Editor's note: This article was updated to include the correct age of Virginia Rangel's son.
After hours of discussion and listening to community comments, members of the Greater Heights Super Neighborhood Council agreed on writing a letter in support of a proposed 11th Street Bikeway project at the group's May 17 quarterly meeting.
As previously reported by Community Impact Newspaper, the bikeway will make improvements along a 1.5-mile stretch of 11th Street between Shepherd Drive and Michaux Street, as well as on Michaux from 11th Street to north of Stude Park.
The project is being planned and carried out by the city of Houston and is roughly 90% of the way through the design phase. Central to the project is the implementation of a "road diet"—or a reduction in vehicle lanes—and the addition of new protected bike lanes.
The project has garnered support from some residents and biking advocates, while others have expressed concerns about safety and the effects on businesses. During the May 17 meeting, the GHSNC and audience members heard one representative speak from both sides.
Virginia Rangel, a Heights resident of four years, spoke in support of the bikeway. She said she has a 10-year-old son who rides his bike to Harvard Elementary School, and every day, twice a day, he crosses 11th Street.
According to Rangel, a car has never stopped for him.
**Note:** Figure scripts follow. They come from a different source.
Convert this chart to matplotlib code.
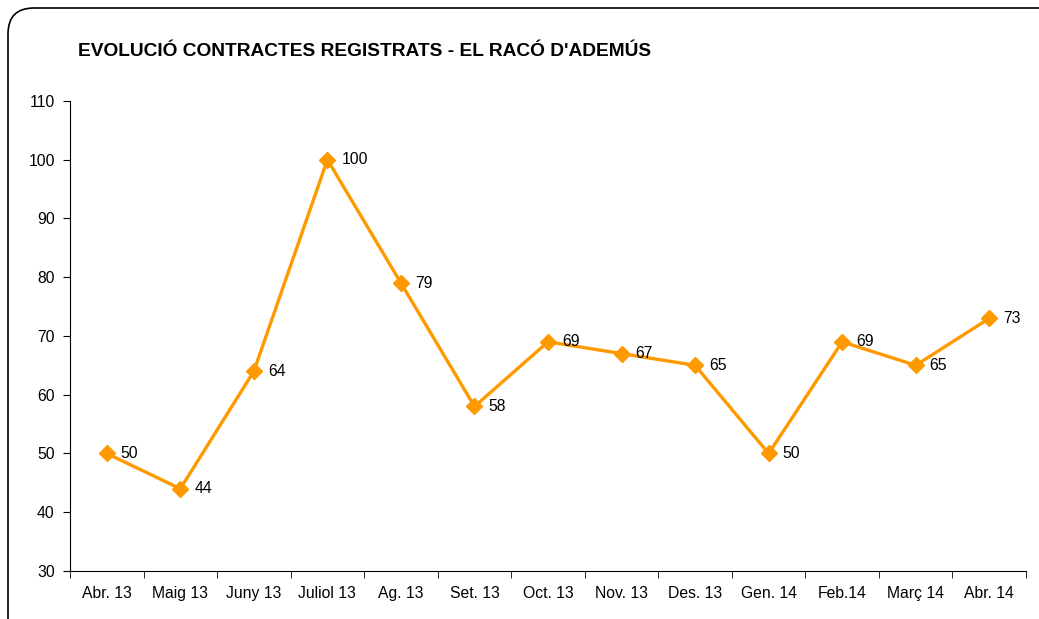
import matplotlib.pyplot as plt
from matplotlib.patches import FancyBboxPatch

plt.rcParams['font.family'] = ['Liberation Sans', 'DejaVu Sans']

# Data
months = ["Abr. 13", "Maig 13", "Juny 13", "Juliol 13", "Ag. 13", "Set. 13", "Oct. 13",
          "Nov. 13", "Des. 13", "Gen. 14", "Feb.14", "Març 14", "Abr. 14"]
contracts = [50, 44, 64, 100, 79, 58, 69, 67, 65, 50, 69, 65, 73]

orange = "#FF9900"
fs = 11.3

fig = plt.figure(figsize=(10.39, 6.19), dpi=100)
ax = fig.add_axes([0.0674, 0.0775, 0.9201, 0.7595])

# Rounded frame around the whole chart
frame = FancyBboxPatch((8 / 1039, -0.05), 1.05, 1 - 8 / 619 + 0.05,
                       boxstyle="round,pad=0,rounding_size=0.025",
                       transform=fig.transFigure, fc="none", ec="black", lw=1.2,
                       mutation_aspect=1039 / 619)
fig.patches.append(frame)

x = list(range(len(months)))
ax.plot(x, contracts, color=orange, lw=2.4, marker="D", markersize=8.5,
        markerfacecolor=orange, markeredgecolor=orange)

# Value labels
for xi, v in zip(x, contracts):
    ax.annotate(str(v), (xi, v), xytext=(10, 0), textcoords="offset points",
                ha="left", va="center", fontsize=fs)

ax.set_xlim(-0.5, len(months) - 0.5)
ax.set_ylim(30, 110)
ax.set_yticks(range(30, 111, 10))
ax.set_xticks(x)
ax.set_xticklabels(months, fontsize=fs)
ax.set_xticks([i - 0.5 for i in range(len(months) + 1)], minor=True)
ax.tick_params(axis="x", which="major", length=0, pad=11)
ax.tick_params(axis="x", which="minor", length=5, direction="out")
ax.tick_params(axis="y", length=5, direction="out", labelsize=fs, pad=6)

ax.spines["top"].set_visible(False)
ax.spines["right"].set_visible(False)

fig.text(78 / 1039, 1 - 52 / 619, "EVOLUCIÓ CONTRACTES REGISTRATS - EL RACÓ D'ADEMÚS",
         fontsize=13.8, fontweight="bold", ha="left", va="center")

fig.savefig("out.png", dpi=100)
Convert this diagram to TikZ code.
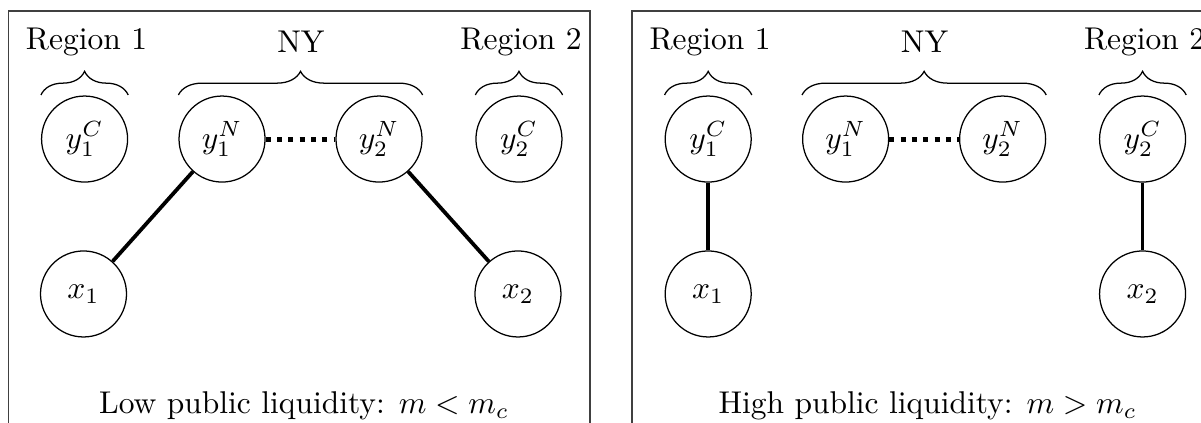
\documentclass[tikz,border=0pt]{standalone}
\usetikzlibrary{decorations.pathreplacing}

\tikzset{
    var/.style={circle, draw=black, thin, minimum size=0.96cm, inner sep=1pt},
    link/.style={very thick},
    nylink/.style={ultra thick, dotted},
    grp/.style={decorate, decoration={brace, amplitude=7.5pt}},
    panel/.style={draw=black!75, thin}
}

\begin{document}
\begin{tikzpicture}
                \useasboundingbox (0,0) rectangle (13.404,4.71);
                \clip (0,0) rectangle (13.404,4.71);
                
                % low public liquidity
                \draw[panel] (0.095,-0.5) -- (0.095,4.587) -- (6.585,4.587) -- (6.585,-0.5);
                
                \node [var] (LyC1) at (0.944,3.158) {$y_1^C$};
                \node [var] (LyN1) at (2.478,3.158) {$y_1^N$};
                \node [var] (LyN2) at (4.230,3.158) {$y_2^N$};
                \node [var] (LyC2) at (5.792,3.158) {$y_2^C$};
                \node [var] (Lx1) at (0.932,1.429) {$x_1$};
                \node [var] (Lx2) at (5.781,1.429) {$x_2$};
                
                \draw[grp] (LyC1.west |- 0,3.65) -- (LyC1.east |- 0,3.65);
                \draw[grp] (LyN1.west |- 0,3.65) -- (LyN2.east |- 0,3.65);
                \draw[grp] (LyC2.west |- 0,3.65) -- (LyC2.east |- 0,3.65);
                
                \node (Lreg1) at (0.965,4.241) {Region 1};
                \node (Lny) at (3.359,4.241) {NY};
                \node (Lreg2) at (5.815,4.241) {Region 2};
                
                \draw[nylink] (LyN1) -- (LyN2);
                \draw[link] (LyN1) -- (Lx1);
                \draw[link] (LyN2) -- (Lx2);
                
                \node (Lcap) at (3.393,0.179) {Low public liquidity: $m<m_c$};
                
                % high public liquidity
                \draw[panel] (7.054,-0.5) -- (7.054,4.587) -- (13.545,4.587) -- (13.545,-0.5);
                
                \node [var] (RyC1) at (7.904,3.158) {$y_1^C$};
                \node [var] (RyN1) at (9.438,3.158) {$y_1^N$};
                \node [var] (RyN2) at (11.190,3.158) {$y_2^N$};
                \node [var] (RyC2) at (12.752,3.158) {$y_2^C$};
                \node [var] (Rx1) at (7.904,1.429) {$x_1$};
                \node [var] (Rx2) at (12.752,1.429) {$x_2$};
                
                \draw[grp] (RyC1.west |- 0,3.65) -- (RyC1.east |- 0,3.65);
                \draw[grp] (RyN1.west |- 0,3.65) -- (RyN2.east |- 0,3.65);
                \draw[grp] (RyC2.west |- 0,3.65) -- (RyC2.east |- 0,3.65);
                
                \node (Rreg1) at (7.925,4.241) {Region 1};
                \node (Rny) at (10.319,4.241) {NY};
                \node (Rreg2) at (12.775,4.241) {Region 2};
                
                \draw[nylink] (RyN1) -- (RyN2);
                \draw[link] (RyC1) -- (Rx1);
                \draw[link] (RyC2) -- (Rx2);
                
                \node (Rcap) at (10.353,0.179) {High public liquidity: $m>m_c$};
            \end{tikzpicture}
\end{document}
All she wants to see, she said, are safety measures implemented.
Rangel said she thinks cars also drive too fast along 11th Street, a claim backed by research by city of Houston planners, who found drivers average 38.5 miles per hour on the specified portion of the street even though the speed limit is 30 miles per hour. In addition to making room for the bike lanes, the road diet is also designed to slow down traffic, which planners say happens naturally when drivers are given less space.
Rangel said she wants to see an end to reckless driving.
“I would love to see an 11th Street where cars go the speed limit,” Rangel said. “Having a slower street will make it safer for families.”
Heights resident Jerry Gause spoke against the project. He said he thinks reducing the lanes from four to two will create traffic congestion and result in vehicles being diverted to other streets in the neighborhood, something he said he fears will present new safety issues and risks for pedestrians on those streets. Houston planners previously said they do not expect the road diet to divert traffic but would monitor for such occurrences once the project was completed and make adjustments if necessary.
Gause also said the reconstruction and lane reduction could cause trouble for businesses when they are receiving deliveries due to the lack of a center turn lane at certain points of the proposed plan. However, when council members asked Gause what specific businesses would be affected by the delivery issues, he replied that could not answer. Community Impact Newspaper has reached out to several 11th Street businesses within the proposed scope of the plan for comment.
Some attendees also spoke about the danger at the intersection of Nicholson and 11th streets and the need for a better crosswalk for pedestrians.
After hearing from both sides, the council voted to write a letter of support for the 11th Street bike lane construction. However, council members said the approval comes with caveats that the city continue to monitor for traffic diversion and negative effects on local businesses after the project is completed. The letter will also emphasize that the Nicholson intersection be addressed regardless of the fate of the broader project.
Council President Mark Williamson pointed out that, although the council is writing the letter, it does not have an actual say in the project’s construction.
“Ultimately, it’s the city’s decision,” he said.
As previously reported by Community Impact Newspaper, the bikeway is being assessed by Houston Mayor Sylvester Turner.